__Required work__: Print the listing below in its entirety, character for character.

__Dataset excerpt__:
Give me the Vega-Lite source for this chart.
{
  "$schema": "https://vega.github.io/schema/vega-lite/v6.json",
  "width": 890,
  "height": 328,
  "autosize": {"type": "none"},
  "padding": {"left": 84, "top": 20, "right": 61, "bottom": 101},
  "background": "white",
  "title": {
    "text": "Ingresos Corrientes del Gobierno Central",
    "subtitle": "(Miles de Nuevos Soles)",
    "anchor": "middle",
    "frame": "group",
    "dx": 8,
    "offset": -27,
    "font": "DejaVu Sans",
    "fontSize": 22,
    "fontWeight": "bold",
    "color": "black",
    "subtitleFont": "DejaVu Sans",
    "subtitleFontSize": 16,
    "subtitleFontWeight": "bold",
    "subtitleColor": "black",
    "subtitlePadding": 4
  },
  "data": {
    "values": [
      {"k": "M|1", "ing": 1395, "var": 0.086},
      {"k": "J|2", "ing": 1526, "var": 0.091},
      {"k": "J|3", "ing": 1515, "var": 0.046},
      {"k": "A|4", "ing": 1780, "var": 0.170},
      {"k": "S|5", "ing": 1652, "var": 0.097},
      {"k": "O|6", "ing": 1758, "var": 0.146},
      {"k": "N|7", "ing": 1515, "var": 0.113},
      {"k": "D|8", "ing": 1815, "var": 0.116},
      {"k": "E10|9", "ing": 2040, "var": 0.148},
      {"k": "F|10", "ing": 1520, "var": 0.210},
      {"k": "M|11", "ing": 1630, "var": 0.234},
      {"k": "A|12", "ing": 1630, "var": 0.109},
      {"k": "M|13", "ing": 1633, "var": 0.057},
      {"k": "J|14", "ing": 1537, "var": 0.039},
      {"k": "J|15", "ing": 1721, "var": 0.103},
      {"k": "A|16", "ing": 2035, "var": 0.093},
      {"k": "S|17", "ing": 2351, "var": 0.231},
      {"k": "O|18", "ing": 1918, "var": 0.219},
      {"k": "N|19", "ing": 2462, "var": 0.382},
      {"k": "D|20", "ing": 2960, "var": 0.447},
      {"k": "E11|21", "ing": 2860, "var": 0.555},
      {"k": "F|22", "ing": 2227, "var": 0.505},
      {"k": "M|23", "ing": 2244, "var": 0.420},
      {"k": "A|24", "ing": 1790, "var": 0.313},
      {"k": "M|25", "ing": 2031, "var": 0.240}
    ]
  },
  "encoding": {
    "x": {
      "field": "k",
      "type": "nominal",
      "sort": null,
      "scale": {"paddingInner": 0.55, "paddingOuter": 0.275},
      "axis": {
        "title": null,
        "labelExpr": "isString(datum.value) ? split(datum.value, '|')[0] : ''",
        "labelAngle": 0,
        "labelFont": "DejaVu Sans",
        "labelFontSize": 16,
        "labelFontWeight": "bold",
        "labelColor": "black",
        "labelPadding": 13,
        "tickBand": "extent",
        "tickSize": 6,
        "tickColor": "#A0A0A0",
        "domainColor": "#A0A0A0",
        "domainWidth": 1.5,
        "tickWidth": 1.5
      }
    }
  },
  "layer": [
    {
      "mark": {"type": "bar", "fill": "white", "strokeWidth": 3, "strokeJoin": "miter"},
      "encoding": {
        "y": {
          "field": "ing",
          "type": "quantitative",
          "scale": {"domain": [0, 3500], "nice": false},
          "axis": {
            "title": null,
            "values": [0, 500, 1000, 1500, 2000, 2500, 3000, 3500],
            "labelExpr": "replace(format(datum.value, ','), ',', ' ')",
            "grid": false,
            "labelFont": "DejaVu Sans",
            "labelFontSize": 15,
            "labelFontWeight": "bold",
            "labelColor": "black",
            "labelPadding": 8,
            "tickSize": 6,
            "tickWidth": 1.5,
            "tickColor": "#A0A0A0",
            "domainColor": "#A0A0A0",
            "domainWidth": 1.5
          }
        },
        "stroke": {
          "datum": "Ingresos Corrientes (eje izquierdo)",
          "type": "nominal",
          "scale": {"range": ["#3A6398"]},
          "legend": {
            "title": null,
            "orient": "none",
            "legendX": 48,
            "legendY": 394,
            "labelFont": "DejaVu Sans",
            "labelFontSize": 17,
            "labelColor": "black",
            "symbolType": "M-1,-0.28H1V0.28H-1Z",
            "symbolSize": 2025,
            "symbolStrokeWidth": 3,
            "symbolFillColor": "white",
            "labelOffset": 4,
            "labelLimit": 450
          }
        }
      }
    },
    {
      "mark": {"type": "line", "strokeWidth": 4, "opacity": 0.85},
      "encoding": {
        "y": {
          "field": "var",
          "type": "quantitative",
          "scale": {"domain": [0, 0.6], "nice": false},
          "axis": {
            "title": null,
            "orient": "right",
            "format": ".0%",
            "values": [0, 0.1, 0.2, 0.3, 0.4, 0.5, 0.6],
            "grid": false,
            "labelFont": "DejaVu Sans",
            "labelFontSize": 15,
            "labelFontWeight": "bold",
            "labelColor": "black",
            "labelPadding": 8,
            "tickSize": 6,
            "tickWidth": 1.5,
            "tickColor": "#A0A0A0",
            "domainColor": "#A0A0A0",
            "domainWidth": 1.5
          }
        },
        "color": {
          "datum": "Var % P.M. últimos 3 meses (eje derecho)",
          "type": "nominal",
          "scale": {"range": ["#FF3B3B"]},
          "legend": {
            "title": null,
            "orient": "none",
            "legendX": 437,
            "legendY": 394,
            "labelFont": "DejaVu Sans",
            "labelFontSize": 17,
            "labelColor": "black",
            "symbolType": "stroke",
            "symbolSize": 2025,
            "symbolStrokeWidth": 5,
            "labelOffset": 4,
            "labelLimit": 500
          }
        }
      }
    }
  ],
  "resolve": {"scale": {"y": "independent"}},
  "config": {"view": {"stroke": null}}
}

__Worked answer__:
Give me the Vega-Lite source for this chart.
{
  "$schema": "https://vega.github.io/schema/vega-lite/v6.json",
  "width": 890,
  "height": 328,
  "autosize": {"type": "none"},
  "padding": {"left": 84, "top": 20, "right": 61, "bottom": 101},
  "background": "white",
  "title": {
    "text": "Ingresos Corrientes del Gobierno Central",
    "subtitle": "(Miles de Nuevos Soles)",
    "anchor": "middle",
    "frame": "group",
    "dx": 8,
    "offset": -27,
    "font": "DejaVu Sans",
    "fontSize": 22,
    "fontWeight": "bold",
    "color": "black",
    "subtitleFont": "DejaVu Sans",
    "subtitleFontSize": 16,
    "subtitleFontWeight": "bold",
    "subtitleColor": "black",
    "subtitlePadding": 4
  },
  "data": {
    "values": [
      {"k": "M|1", "ing": 1395, "var": 0.086},
      {"k": "J|2", "ing": 1526, "var": 0.091},
      {"k": "J|3", "ing": 1515, "var": 0.046},
      {"k": "A|4", "ing": 1780, "var": 0.170},
      {"k": "S|5", "ing": 1652, "var": 0.097},
      {"k": "O|6", "ing": 1758, "var": 0.146},
      {"k": "N|7", "ing": 1515, "var": 0.113},
      {"k": "D|8", "ing": 1815, "var": 0.116},
      {"k": "E10|9", "ing": 2040, "var": 0.148},
      {"k": "F|10", "ing": 1520, "var": 0.210},
      {"k": "M|11", "ing": 1630, "var": 0.234},
      {"k": "A|12", "ing": 1630, "var": 0.109},
      {"k": "M|13", "ing": 1633, "var": 0.057},
      {"k": "J|14", "ing": 1537, "var": 0.039},
      {"k": "J|15", "ing": 1721, "var": 0.103},
      {"k": "A|16", "ing": 2035, "var": 0.093},
      {"k": "S|17", "ing": 2351, "var": 0.231},
      {"k": "O|18", "ing": 1918, "var": 0.219},
      {"k": "N|19", "ing": 2462, "var": 0.382},
      {"k": "D|20", "ing": 2960, "var": 0.447},
      {"k": "E11|21", "ing": 2860, "var": 0.555},
      {"k": "F|22", "ing": 2227, "var": 0.505},
      {"k": "M|23", "ing": 2244, "var": 0.420},
      {"k": "A|24", "ing": 1790, "var": 0.313},
      {"k": "M|25", "ing": 2031, "var": 0.240}
    ]
  },
  "encoding": {
    "x": {
      "field": "k",
      "type": "nominal",
      "sort": null,
      "scale": {"paddingInner": 0.55, "paddingOuter": 0.275},
      "axis": {
        "title": null,
        "labelExpr": "isString(datum.value) ? split(datum.value, '|')[0] : ''",
        "labelAngle": 0,
        "labelFont": "DejaVu Sans",
        "labelFontSize": 16,
        "labelFontWeight": "bold",
        "labelColor": "black",
        "labelPadding": 13,
        "tickBand": "extent",
        "tickSize": 6,
        "tickColor": "#A0A0A0",
        "domainColor": "#A0A0A0",
        "domainWidth": 1.5,
        "tickWidth": 1.5
      }
    }
  },
  "layer": [
    {
      "mark": {"type": "bar", "fill": "white", "strokeWidth": 3, "strokeJoin": "miter"},
      "encoding": {
        "y": {
          "field": "ing",
          "type": "quantitative",
          "scale": {"domain": [0, 3500], "nice": false},
          "axis": {
            "title": null,
            "values": [0, 500, 1000, 1500, 2000, 2500, 3000, 3500],
            "labelExpr": "replace(format(datum.value, ','), ',', ' ')",
            "grid": false,
            "labelFont": "DejaVu Sans",
            "labelFontSize": 15,
            "labelFontWeight": "bold",
            "labelColor": "black",
            "labelPadding": 8,
            "tickSize": 6,
            "tickWidth": 1.5,
            "tickColor": "#A0A0A0",
            "domainColor": "#A0A0A0",
            "domainWidth": 1.5
          }
        },
        "stroke": {
          "datum": "Ingresos Corrientes (eje izquierdo)",
          "type": "nominal",
          "scale": {"range": ["#3A6398"]},
          "legend": {
            "title": null,
            "orient": "none",
            "legendX": 48,
            "legendY": 394,
            "labelFont": "DejaVu Sans",
            "labelFontSize": 17,
            "labelColor": "black",
            "symbolType": "M-1,-0.28H1V0.28H-1Z",
            "symbolSize": 2025,
            "symbolStrokeWidth": 3,
            "symbolFillColor": "white",
            "labelOffset": 4,
            "labelLimit": 450
          }
        }
      }
    },
    {
      "mark": {"type": "line", "strokeWidth": 4, "opacity": 0.85},
      "encoding": {
        "y": {
          "field": "var",
          "type": "quantitative",
          "scale": {"domain": [0, 0.6], "nice": false},
          "axis": {
            "title": null,
            "orient": "right",
            "format": ".0%",
            "values": [0, 0.1, 0.2, 0.3, 0.4, 0.5, 0.6],
            "grid": false,
            "labelFont": "DejaVu Sans",
            "labelFontSize": 15,
            "labelFontWeight": "bold",
            "labelColor": "black",
            "labelPadding": 8,
            "tickSize": 6,
            "tickWidth": 1.5,
            "tickColor": "#A0A0A0",
            "domainColor": "#A0A0A0",
            "domainWidth": 1.5
          }
        },
        "color": {
          "datum": "Var % P.M. últimos 3 meses (eje derecho)",
          "type": "nominal",
          "scale": {"range": ["#FF3B3B"]},
          "legend": {
            "title": null,
            "orient": "none",
            "legendX": 437,
            "legendY": 394,
            "labelFont": "DejaVu Sans",
            "labelFontSize": 17,
            "labelColor": "black",
            "symbolType": "stroke",
            "symbolSize": 2025,
            "symbolStrokeWidth": 5,
            "labelOffset": 4,
            "labelLimit": 500
          }
        }
      }
    }
  ],
  "resolve": {"scale": {"y": "independent"}},
  "config": {"view": {"stroke": null}}
}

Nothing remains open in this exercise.